Kadın futbolunda dünya kupası bu pazar Sydney’de oynanacak İspanya İngiltere maçıyla sahibini buluyor. Bir aydır devam eden karşılaşmalar İngiltere’de büyük bir ilgiyle izleniyor. Final öncesi bütün haber merkezlerinde, dişi aslanları (kadın futbol millilere bu ad veriliyor) nerede izleyebilirsiniz, başlıklı rehberler dolaşıma sokuldu. Sürpriz değil bu durum, çünkü bu memleket futbolda öncü ülkelerden olma fırsatını asla başkalarına bırakmıyor. Kadın futbolunu da erkenden sahiplenmek istiyor. Bunun geçen seneden biliyorum.
2022’de Avrupa Kadın Futbol Kupası’na İngiltere ev sahipliği yapmıştı. O dönem sağlanan görünürlük son yılların en büyüğüydü ve pek çok yorumcu ve uzman kadın futbolunun erkek futbolu kadar büyük olmaya aday olduğundan bahsediyordu. Tribünler doluydu, pub’lar doluydu, meydanlar doluydu. İnternet yorumlarla patlıyordu. Mağazalar, spor markaları bu şampiyonanın rüzgarından faydalanmak için, hem de rüzgarı güçlendirmek için inanılmaz vitrinler yapmıştı. Oxford Street’te dolaşırken Nike, Adidas gibi büyük markaların mekanlarını adeta birer stadyuma çevirdiklerini hatırlıyorum. İngiltere milli takımı oyuncularının formaları da büyük bir hızla satılıyordu.

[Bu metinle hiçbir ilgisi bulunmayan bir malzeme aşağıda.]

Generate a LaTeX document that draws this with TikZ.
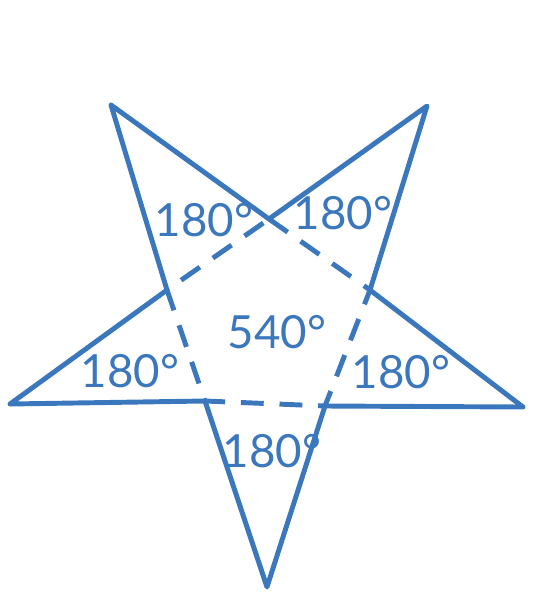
\documentclass[tikz,border=0pt]{standalone}
\usepackage{fontspec}
\setmainfont{Lato}
\usepackage{tikz}

\definecolor{starblue}{RGB}{59,119,189}

\begin{document}
\begin{tikzpicture}[x=0.02cm, y=-0.02cm]
% Define styles
\tikzstyle{edge} = [draw=starblue, line width=2.8pt, line cap=round, line join=round]
\tikzstyle{inner} = [edge, line cap=butt, dash pattern=on 13pt off 9pt]
\tikzstyle{angle} = [text=starblue, font=\fontsize{26}{31}\selectfont, inner sep=0pt]

\useasboundingbox (0,0) rectangle (534,600);

% Outer points of the star
\coordinate (tl) at (111,105);
\coordinate (tr) at (427,106);
\coordinate (rt) at (523,407);
\coordinate (bt) at (267,587);
\coordinate (lt) at (10,404);

% Inner pentagon
\coordinate (ptop) at (269,219);
\coordinate (pright) at (370,290);
\coordinate (plowr) at (325,406);
\coordinate (plowl) at (205,401);
\coordinate (pleft) at (167,290);

% Solid outer edges
\draw[edge] (tl) -- (pleft) (plowl) -- (bt) -- (plowr) (pright) -- (tr) -- (ptop) -- (tl);
\draw[edge] (lt) -- (pleft) (lt) -- (plowl) (rt) -- (pright) (rt) -- (plowr);

% Dashed inner pentagon
\draw[inner] (ptop) -- (pright) -- (plowr) -- (plowl) -- (pleft) -- cycle;

% Angle sums
\node[angle] (sumtl) at (204,220) {180°};
\node[angle] (sumtr) at (343,213) {180°};
\node[angle] (sumc) at (277,332) {540°};
\node[angle] (suml) at (130,371) {180°};
\node[angle] (sumr) at (401,372) {180°};
\node[angle] (sumb) at (272,451) {180°};

\end{tikzpicture}
\end{document}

Ama bu kupadan da önce bu yükselişi görmek mümkündü. Pazar günleri Londra parklarına erken saatlerde giderseniz çocuk futbol antrenmanlarına denk gelirsiniz. Kimi yerde bütün gün devam eden bu hafta sonu kurslarında kızlarla erkeklerin sayısı artık neredeyse aynı. Öte yandan ilkokullardaki spor faaliyetlerinde kızların giderek daha fazla futbola meylettiği ben kişisel olarak kendi kızımdan da gözlemliyorum.
Televizyonlardaki spor kuşaklarında kadın futboluna daha fazla yer veriliyor. Transfer haberleri ve başarı hikayeleri çok izleniyor. Hafta sonu gazeteleri ve dergiler kadın futbolcularla yapılan röportajlara sıkça yer veriyor. Pek çok futbolcu şimdiden marka yüzü oldu.
Dünya kupasında da durum benzerdi. Avustralya’da olmasına rağmen saat farkı çok etkilemedi ilgiyi. Londra’da pub’larda, restoranlarda, kamusal alanlarda, kültür merkezlerinde, mahallelerin meydanlarında dev ekranlar kuruldu. İnsanlar yedi içti futbol seyretti. İnanın neredeyse erkekler dünya kupası kadar gürültü koptu. İngiltere’de elbette erkek futbol takımının uluslararası kupalarda başarılı olamamasının da etkisi büyük bu ilgide. İngilizler futbolda özledikleri dünya çapında başarıya kadınlarla ulaşıyorlar iki yıldır.
FIFA’nın hiç hoşlanmadığım, paradan başka bir şey konuşmayan başkanı Gianni Infantino bile dün Dünya Kadınlar Futbol Şampiyonası’nın 570 milyon dolar gelir sağladığını. Bunun çok büyük bir rakam olduğunu ve masraflarını ilk kez çıkardıklarını açıkladı. Zarar etmemek bir yana bu rakam herhangi bir spor organizasyonunda elde edilen, en iyi ikinci gelirmiş. Birinci elbette futbol.
Özetle kadın futbolu şu an spor dünyasındaki en hızlı büyüyen yeni ve bakir alan.
İşte bu noktada benim okulda futbola merak saran, Arsenal’a toz kondurmayan, devamlı kolumdan çekip futbol oynamaya götüren, kızlar futbol oynayamaz diyenlere inat kramponlarla uyuyan 7 yaşındaki kızım haklı bir soru soruyor.
“Neden erkeklerin oynadığı futbola futbol deniyor da, kadınların oynadığı futbola kadın futbolu deniyor? Bu hiç adil değil”
Kızım futbol adının erkeklere zimmetlenmiş olmasından rahatsız. Açıkçası çok da haklı. Çözüm önerisi de var. Erkeklerin oynadığı futbola erkek futbolu densin. Futbol ise erkek ve kadın karışık oynansın. Yok artık demeyin. Ne alaka demeyin. Olur mu öyle şey demeyin. Gelecekte sporların nereye evrileceğine güzel bir işaret çocukların olaylara bakışında gizli.